** begin Extracted material **

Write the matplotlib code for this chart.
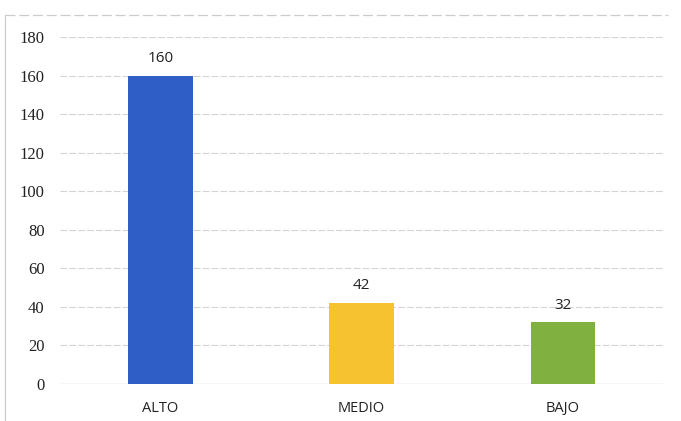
import matplotlib
matplotlib.use("Agg")
import matplotlib.pyplot as plt
from matplotlib.lines import Line2D

categories = ["ALTO", "MEDIO", "BAJO"]
values = [160, 42, 32]
colors = ["#2F5FC6", "#F6C230", "#80B140"]
yticks = [0, 20, 40, 60, 80, 100, 120, 140, 160, 180]

fig = plt.figure(figsize=(6.81, 4.21), dpi=100)
ax = fig.add_axes([0.088, 0.088, 0.886, 0.824])

x = range(len(categories))
bars = ax.bar(x, values, width=0.32, color=colors, zorder=3)
for b, v in zip(bars, values):
    ax.text(b.get_x() + b.get_width() / 2, v + 5, str(v), ha="center", va="bottom",
            fontsize=11, family="Open Sans", color="#222222")

ax.set_xlim(-0.5, 2.5)
ax.set_ylim(0, 180)
ax.set_yticks(yticks)
ax.set_xticks(list(x))
ax.set_xticklabels(categories, family="Open Sans", fontsize=10.5, color="#222222")
for t in ax.get_yticklabels():
    t.set_family("Liberation Serif")
    t.set_fontsize(12)
    t.set_color("#222222")
ax.tick_params(length=0)
ax.tick_params(axis="x", pad=12)
ax.tick_params(axis="y", pad=11)
ax.grid(axis="y", color="#d4d4d4", linewidth=0.8, linestyle=(0, (6, 2)), zorder=0)
for s in ax.spines.values():
    s.set_visible(False)
ax.axhline(0, color="#cfcfcf", linewidth=0.9, zorder=2)

# chart area frame
fig.add_artist(Line2D([5 / 681, 5 / 681], [0, 1 - 15 / 421], transform=fig.transFigure,
                      color="#cccccc", linewidth=0.9))
fig.add_artist(Line2D([5 / 681, 668 / 681], [1 - 15 / 421, 1 - 15 / 421], transform=fig.transFigure,
                      color="#cccccc", linewidth=0.9, linestyle=(0, (8, 3))))

fig.savefig("out.png", dpi=100)
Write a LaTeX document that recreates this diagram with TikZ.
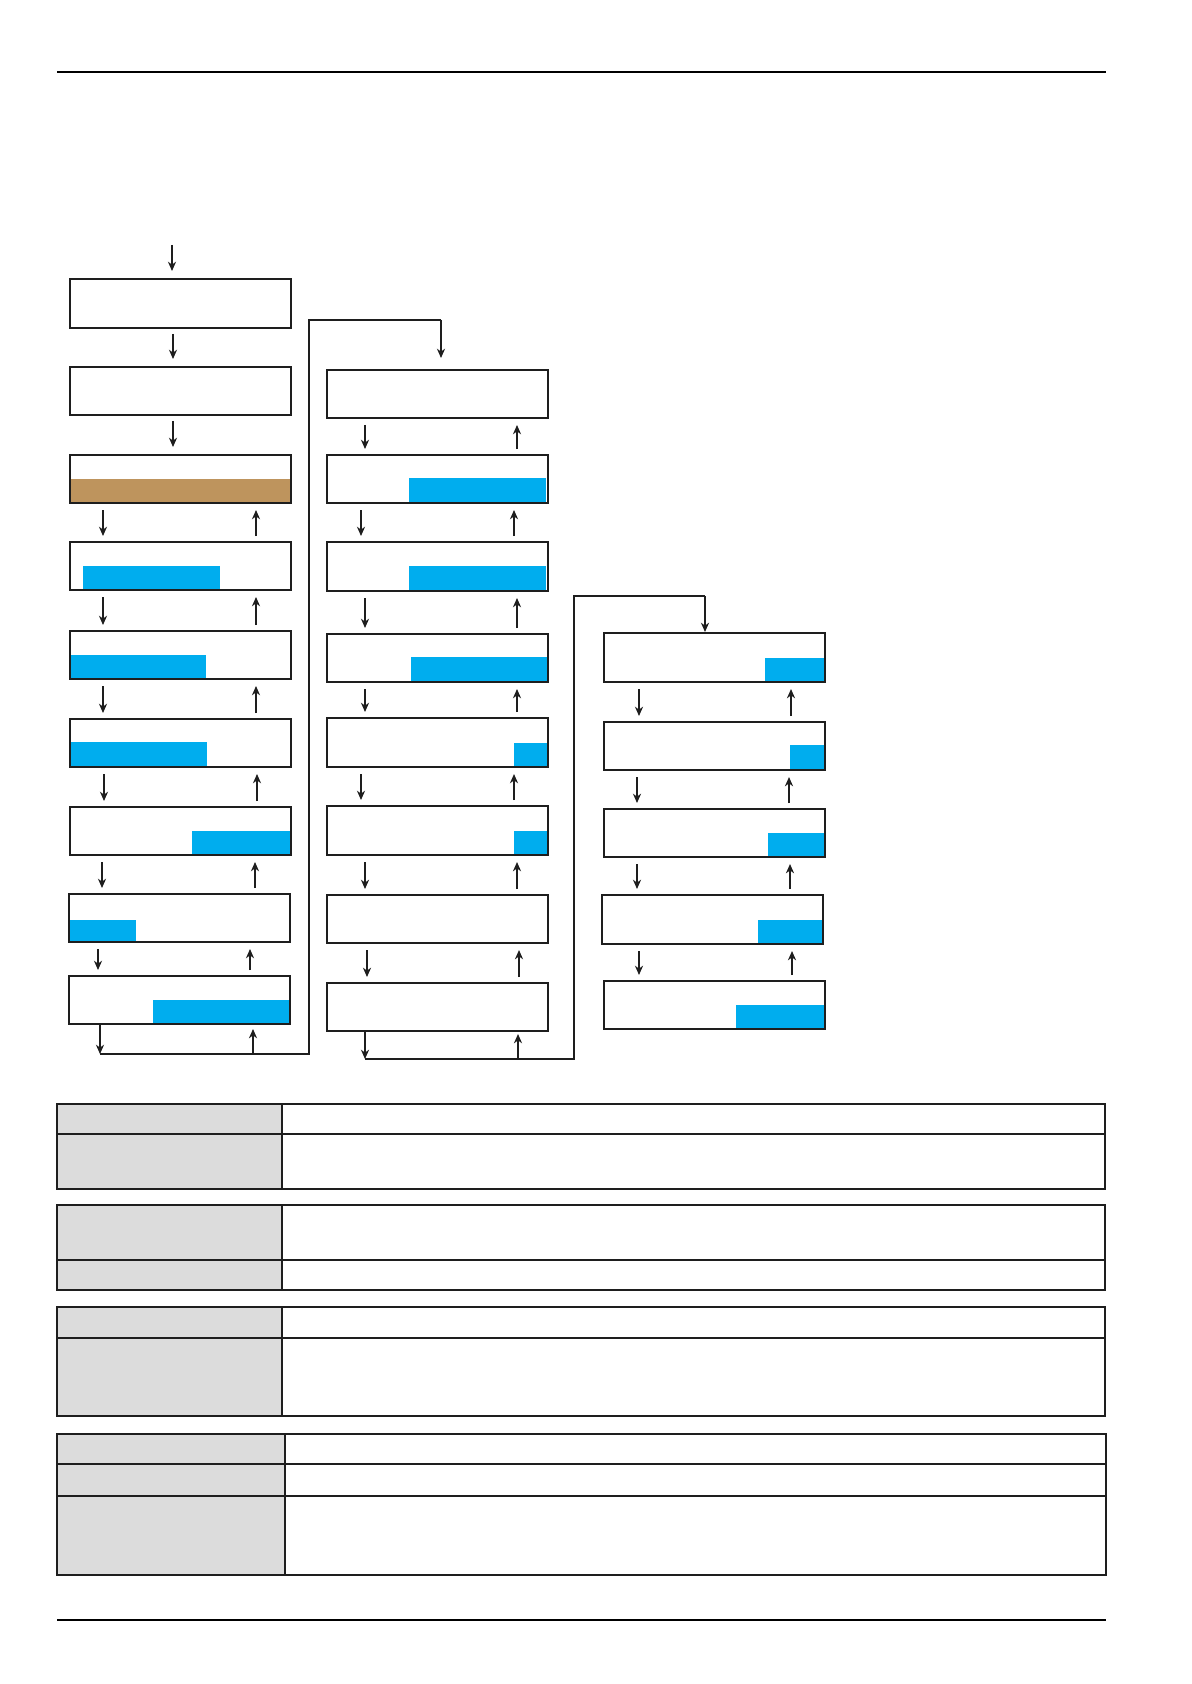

** end Extracted material **

Description of the task: In the entries above, find every line holding the word "matplotlib" and copy it out.

Result:
Write the matplotlib code for this chart.
import matplotlib
matplotlib.use("Agg")
import matplotlib.pyplot as plt
from matplotlib.lines import Line2D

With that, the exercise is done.